The EU’s new General Data Protection Regulation (GDPR) policies place an emphasis on the ”right to be forgotten”, meaning that at any time an organization should be able to delete users’ personal data at their request. With immutable, decentralized blockchain technology, the question arises as to how blockchain projects will be able to comply with these principles.

Who is in charge of regulating blockchain data?

Indeed, the foundations of trust in blockchain comes from its immutability, something perhaps inherently contradictory to the new GDPR policies. Public blockchain configurations are decentralized, relying on peer-to-peer (p2p) transactions without any control or authorization. This means that anybody participating can be seen as a controller in the eyes of the law because of the copy on their computer.

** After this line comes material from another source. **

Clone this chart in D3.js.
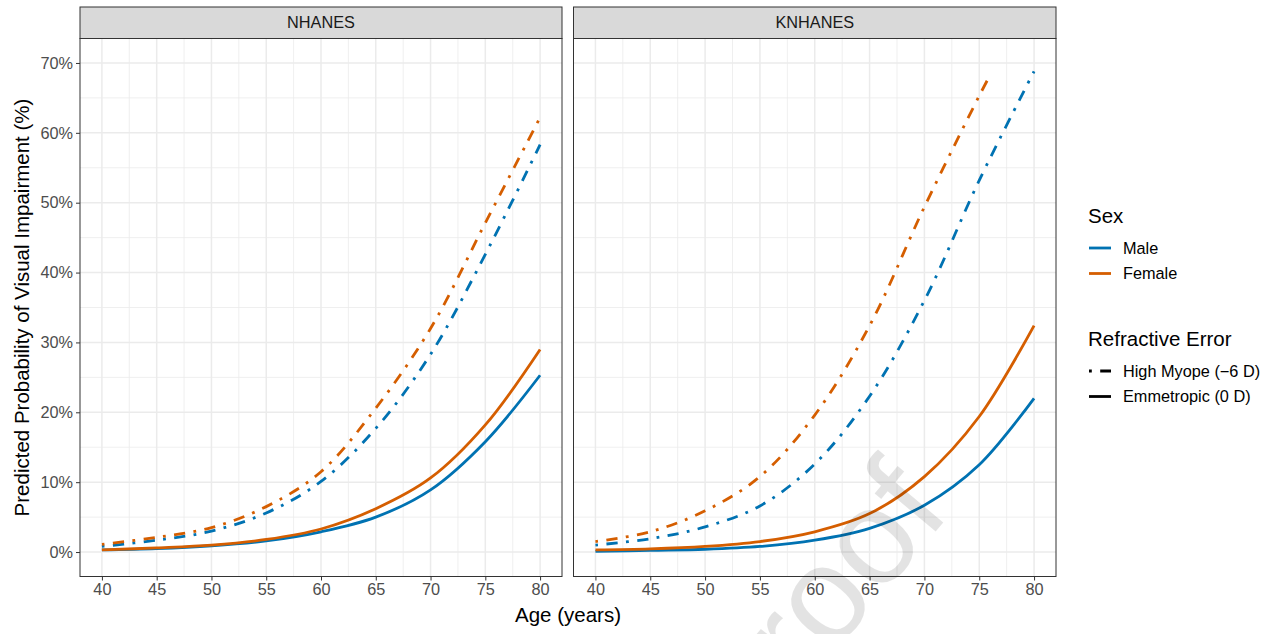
<!DOCTYPE html>
<html>
<head>
<meta charset="utf-8">
<script src="https://cdn.jsdelivr.net/npm/d3@7"></script>
<style>
  body { margin: 0; background: #fff; }
  text { font-family: "Liberation Sans", Arial, sans-serif; }
</style>
</head>
<body>
<script>
// predicted probability of visual impairment (%)
const ages = [40, 45, 50, 55, 60, 65, 70, 75, 80];
const panels = ["NHANES", "KNHANES"];

const nhMaleEmm      = [0.3, 0.5, 0.9, 1.6, 2.9, 5.0, 8.9, 15.8, 25.3];
const nhFemaleEmm    = [0.3, 0.6, 1.0, 1.8, 3.3, 6.2, 10.6, 18.2, 29.0];
const nhMaleMyope    = [0.8, 1.7, 3.0, 5.6, 10.1, 17.7, 28.3, 42.6, 58.3];
const nhFemaleMyope  = [1.1, 2.1, 3.5, 6.5, 11.5, 20.6, 32.0, 47.1, 62.2];

const knMaleEmm      = [0.1, 0.25, 0.4, 0.8, 1.7, 3.4, 6.7, 12.5, 22.0];
const knFemaleEmm    = [0.3, 0.45, 0.8, 1.5, 2.9, 5.5, 10.8, 19.4, 32.4];
const knMaleMyope    = [1.0, 1.9, 3.6, 6.6, 12.6, 22.3, 36.0, 53.2, 68.8];
// this one runs past the 70% limit, so it stops early
const knFemaleMyopeAges = [40, 45, 50, 55, 60, 65, 70, 75, 75.8];
const knFemaleMyope  = [1.5, 2.9, 5.9, 10.8, 19.6, 32.4, 49.4, 65.3, 67.7];

const xTicks = [40, 45, 50, 55, 60, 65, 70, 75, 80];
const yTicks = [0, 10, 20, 30, 40, 50, 60, 70];

const sexes = ["Male", "Female"];
const errors = ["High Myope (\u22126 D)", "Emmetropic (0 D)"];

const colors = { Male: "#0072B2", Female: "#D55E00" };
const dashes = { "High Myope (\u22126 D)": "2.8,8.4,11.2,8.4", "Emmetropic (0 D)": null };

function series(panel, sex, err, xs, ys) {
  return { panel, sex, err, pts: xs.map((a, i) => [a, ys[i]]) };
}
const lines = [
  series("NHANES", "Male", errors[1], ages, nhMaleEmm),
  series("NHANES", "Female", errors[1], ages, nhFemaleEmm),
  series("NHANES", "Male", errors[0], ages, nhMaleMyope),
  series("NHANES", "Female", errors[0], ages, nhFemaleMyope),
  series("KNHANES", "Male", errors[1], ages, knMaleEmm),
  series("KNHANES", "Female", errors[1], ages, knFemaleEmm),
  series("KNHANES", "Male", errors[0], ages, knMaleMyope),
  series("KNHANES", "Female", errors[0], knFemaleMyopeAges, knFemaleMyope)
];

const W = 1275, H = 634;
const plotTop = 38.5, plotBottom = 576.5, stripH = 31.5;
const panelX = { NHANES: [80, 562], KNHANES: [573.5, 1056] };

const svg = d3.select("body").append("svg")
    .attr("width", W)
    .attr("height", H);

const y = d3.scaleLinear().domain([-3.5, 73.5]).range([plotBottom, plotTop]);

panels.forEach(p => {
  const [x0, x1] = panelX[p];
  const x = d3.scaleLinear().domain([38, 82]).range([x0, x1]);
  const g = svg.append("g");

  // minor grid
  g.selectAll(".vmin").data(d3.range(42.5, 80, 5)).enter().append("line")
      .attr("x1", d => x(d)).attr("x2", d => x(d))
      .attr("y1", plotTop).attr("y2", plotBottom)
      .style("stroke", "#ebebeb").style("stroke-width", 0.8);
  g.selectAll(".hmin").data(d3.range(5, 75, 10)).enter().append("line")
      .attr("x1", x0).attr("x2", x1)
      .attr("y1", d => y(d)).attr("y2", d => y(d))
      .style("stroke", "#ebebeb").style("stroke-width", 0.8);
  // major grid
  g.selectAll(".vmaj").data(xTicks).enter().append("line")
      .attr("x1", d => x(d)).attr("x2", d => x(d))
      .attr("y1", plotTop).attr("y2", plotBottom)
      .style("stroke", "#ebebeb").style("stroke-width", 1.5);
  g.selectAll(".hmaj").data(yTicks).enter().append("line")
      .attr("x1", x0).attr("x2", x1)
      .attr("y1", d => y(d)).attr("y2", d => y(d))
      .style("stroke", "#ebebeb").style("stroke-width", 1.5);

  const line = d3.line()
      .x(d => x(d[0]))
      .y(d => y(d[1]))
      .curve(d3.curveCatmullRom.alpha(0.5));

  g.selectAll(".series").data(lines.filter(l => l.panel === p)).enter().append("path")
      .attr("d", d => line(d.pts))
      .style("fill", "none")
      .style("stroke", d => colors[d.sex])
      .style("stroke-width", 2.8)
      .style("stroke-dasharray", d => dashes[d.err]);

  // panel border
  g.append("rect")
      .attr("x", x0).attr("y", plotTop)
      .attr("width", x1 - x0).attr("height", plotBottom - plotTop)
      .style("fill", "none").style("stroke", "#333").style("stroke-width", 1);

  // strip
  g.append("rect")
      .attr("x", x0).attr("y", plotTop - stripH)
      .attr("width", x1 - x0).attr("height", stripH)
      .style("fill", "#d9d9d9").style("stroke", "#333").style("stroke-width", 1);
  g.append("text")
      .attr("x", (x0 + x1) / 2).attr("y", plotTop - stripH / 2)
      .attr("dy", "0.35em")
      .attr("text-anchor", "middle")
      .style("font-size", "16.3px").style("fill", "#1a1a1a")
      .text(p);

  // x axis
  const xa = g.append("g")
      .attr("transform", `translate(0,${plotBottom})`)
      .call(d3.axisBottom(x).tickValues(xTicks).tickSize(4).tickPadding(3));
  xa.select(".domain").remove();
  xa.selectAll(".tick line").style("stroke", "#333");
  xa.selectAll(".tick text").style("font-size", "16.3px").style("fill", "#4d4d4d")
      .style("font-family", "Liberation Sans, Arial, sans-serif");
});

// y axis (left panel only)
const ya = svg.append("g")
    .attr("transform", `translate(${panelX.NHANES[0]},0)`)
    .call(d3.axisLeft(y).tickValues(yTicks).tickFormat(d => d + "%").tickSize(4).tickPadding(3));
ya.select(".domain").remove();
ya.selectAll(".tick line").style("stroke", "#333");
ya.selectAll(".tick text").style("font-size", "16.3px").style("fill", "#4d4d4d")
    .style("font-family", "Liberation Sans, Arial, sans-serif");

// axis titles
svg.append("text")
    .attr("x", (panelX.NHANES[0] + panelX.KNHANES[1]) / 2).attr("y", 622)
    .attr("text-anchor", "middle")
    .style("font-size", "20.5px").style("fill", "#000")
    .text("Age (years)");
svg.append("text")
    .attr("transform", `translate(29,${(plotTop + plotBottom) / 2}) rotate(-90)`)
    .attr("text-anchor", "middle")
    .style("font-size", "20.5px").style("fill", "#000")
    .text("Predicted Probability of Visual Impairment (%)");

// legends
const leg = svg.append("g");
leg.append("text").attr("x", 1088).attr("y", 223)
    .style("font-size", "20.5px").text("Sex");
sexes.forEach((s, i) => {
  const cy = 248 + i * 25.5;
  leg.append("line").attr("x1", 1089).attr("x2", 1111).attr("y1", cy).attr("y2", cy)
      .style("stroke", colors[s]).style("stroke-width", 2.8);
  leg.append("text").attr("x", 1123).attr("y", cy).attr("dy", "0.35em")
      .style("font-size", "16.3px").text(s);
});
leg.append("text").attr("x", 1088).attr("y", 346)
    .style("font-size", "20.5px").text("Refractive Error");
errors.forEach((e, i) => {
  const cy = 371 + i * 25.5;
  leg.append("line").attr("x1", 1089).attr("x2", 1111).attr("y1", cy).attr("y2", cy)
      .style("stroke", "#000").style("stroke-width", 2.8)
      .style("stroke-dasharray", dashes[e]);
  leg.append("text").attr("x", 1123).attr("y", cy).attr("dy", "0.35em")
      .style("font-size", "16.3px").text(e);
});

// watermark
svg.append("text")
    .attr("transform", "translate(952,512) rotate(-50)")
    .attr("text-anchor", "end")
    .style("font-size", "135px")
    .style("fill", "#000").style("fill-opacity", 0.11)
    .text("Journal Pre-proof");
</script>
</body>
</html>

While private blockchains make it easier to identify the administrator, it is still far different than the classic scheme considered by GDPR that easily identifies a data controller. So, legal responsibilities are transferred to people orbiting around the blockchain, considered as third services, giving them the responsibility to uphold the regulations.

Each blockchain project must be considered on an individual basis to identify the obligations imposed in regards to respecting data subject’s rights. There is yet to be a consensus in the blockchain community, however, how third services can respect and comply with the right to be forgotten.

Exploring immutability solutions: alternative blockchains

Business and innovation blockchain developers BTL judged a hackathon at the Consensus Conference in New York last month, where developers were challenged to build various applications capable of permanently deleting data on the Interbit blockchain platform.

Interbit differs from public blockchains such as Ethereum and Bitcoin, as it has been purpose-built for business enterprises and meeting GDPR’s requirement of the “right to be forgotten”, hence enabling the permanent removal of information.

BTL even believes that the future of data protection lies in blockchain solutions, arguing “we would go as far as to say that you can only truly meet this (GDPR) requirement with … a blockchain solution…Interbit allows data to be segregated across multiple chains within single applications. Delete a chain, (and the) data is gone, for good.”

The separation of data across several private chains both facilitates GDPR compliance and implements total data privacy that lacks on public blockchains. While Interbit is one just solution now, the industry is sure to follow with many more innovations to come.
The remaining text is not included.